AI Agents: The Future of Business Operations

Hassan Sawaf highlighted the rise of AI agents, virtual employees capable of augmenting human workflows. Sharing an example from the insurance industry, he described how AI agents can manage claims processing during disasters, taking on administrative tasks while freeing human agents to focus on customer interactions.

“The bottleneck isn’t perfect data,” Hassan noted. “It’s having the right data to serve a specific problem. Start fast, start small.”

He also introduced the concept of microagents, which act as bodyguards for AI solutions, ensuring compliance, security, and unbiased operations.

Data as the Cornerstone: Stephanie’s Focus on Foundations

Returning to the theme of data, Stephanie reiterated that data quality is more important than AI modeling. “Most data today is segmented into silos,” she explained. For businesses to succeed, they must unify their data and build a robust foundation before diving into complex modeling.

Decision Automation: Ray Wang’s Perspective

Ray Wang brought attention to decision-making automation, where AI enables companies to build decision maps and pinpoint areas where human judgment remains critical. He claims that automation of decision-making is a key purpose for AI. He posed a pivotal question for enterprises: “Are you production-ready? Who assumes liability when something goes wrong?” This focus on accountability underscores the importance of robust implementation strategies especially in industries like finance and healthcare where even 85% accuracy isn’t good enough.

When discussing how AI can drive ROI, Ray emphasized that businesses should approach AI projects as not standalone initiatives but rather integrated in overall business projects in critical areas such as supply chain management, marketing, or cybersecurity. 

The Road Ahead: Future Trends

Yujing closed the session with a forward-looking perspective:

  • Experiment with smaller AI models to solve core problems at a lower cost.
  • Invest in infrastructure to scale AI initiatives while reducing operational expenses.
  • Embrace AI agents, which are poised to solve established business problems by acting as virtual employees with functional core capabilities.
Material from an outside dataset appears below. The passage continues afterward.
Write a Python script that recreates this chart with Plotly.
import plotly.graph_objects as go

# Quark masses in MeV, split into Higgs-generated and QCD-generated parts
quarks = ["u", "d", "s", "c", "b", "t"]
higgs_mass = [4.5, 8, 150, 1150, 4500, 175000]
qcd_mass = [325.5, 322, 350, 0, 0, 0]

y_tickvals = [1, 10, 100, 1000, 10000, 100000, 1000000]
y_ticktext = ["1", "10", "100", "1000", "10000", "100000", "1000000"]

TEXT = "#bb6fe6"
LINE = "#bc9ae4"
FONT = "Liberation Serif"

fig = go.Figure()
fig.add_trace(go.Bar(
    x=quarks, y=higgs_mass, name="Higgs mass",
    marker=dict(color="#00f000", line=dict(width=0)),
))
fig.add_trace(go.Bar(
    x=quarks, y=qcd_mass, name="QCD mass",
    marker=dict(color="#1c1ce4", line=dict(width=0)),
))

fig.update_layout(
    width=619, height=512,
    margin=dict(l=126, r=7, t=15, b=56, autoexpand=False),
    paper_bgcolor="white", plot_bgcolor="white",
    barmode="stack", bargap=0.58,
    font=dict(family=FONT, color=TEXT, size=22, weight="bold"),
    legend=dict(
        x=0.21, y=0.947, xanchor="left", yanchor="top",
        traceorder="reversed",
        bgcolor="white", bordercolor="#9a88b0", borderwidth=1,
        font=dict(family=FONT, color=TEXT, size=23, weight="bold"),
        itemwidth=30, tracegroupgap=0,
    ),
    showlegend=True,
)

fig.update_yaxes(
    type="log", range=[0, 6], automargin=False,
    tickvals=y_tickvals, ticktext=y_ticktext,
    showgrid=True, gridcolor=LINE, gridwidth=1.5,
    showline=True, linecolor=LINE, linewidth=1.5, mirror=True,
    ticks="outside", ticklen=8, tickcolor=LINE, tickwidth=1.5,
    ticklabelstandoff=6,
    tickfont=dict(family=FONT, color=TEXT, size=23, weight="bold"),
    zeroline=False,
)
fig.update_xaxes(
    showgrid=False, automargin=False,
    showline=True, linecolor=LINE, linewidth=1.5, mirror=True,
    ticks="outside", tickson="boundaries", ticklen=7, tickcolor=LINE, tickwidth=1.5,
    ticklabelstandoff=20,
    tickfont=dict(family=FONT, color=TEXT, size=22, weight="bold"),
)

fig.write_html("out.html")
He emphasized the importance of companies retaining ownership of their data, cautioning that "the battle for LLMs is cool, but datasets are equally important."

Key Takeaways from the Panel

The session revealed three critical factors for AI success:

  1. Start Small: Focus on achievable goals with clear ROI before scaling.
  2. Data Quality: Build on a solid data foundation to maximize AI’s potential.
  3. Execution Matters: Implementation separates leaders from laggards—embrace the challenge of scaling AI to production.

Conclusion

The CES AI House panel showcased how generative AI and LLMs are reshaping industries. From tackling data silos to deploying AI agents, the insights shared by these industry leaders are a blueprint for companies aiming to leverage AI effectively.
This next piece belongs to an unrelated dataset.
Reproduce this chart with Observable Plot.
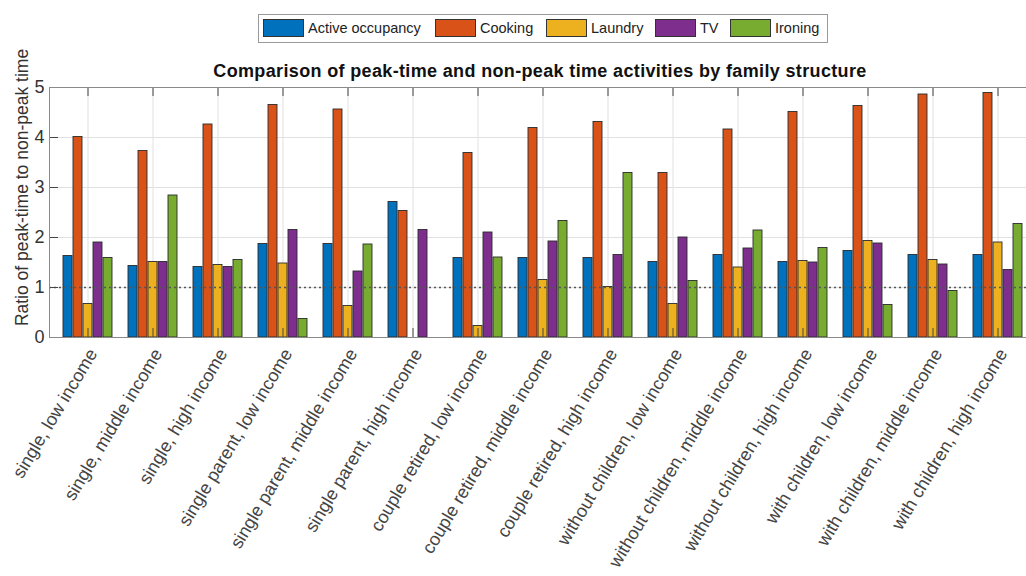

As Yujing Qian eloquently summarized, “The key to success lies in tailored solutions that reduce costs, enhance ROI, and deliver real value.”

For businesses looking to embark on their AI journey, the message was clear: start small, experiment boldly, and invest in infrastructure that scales with ambition. The future of AI isn’t just about innovation—it’s about making smarter decisions, faster.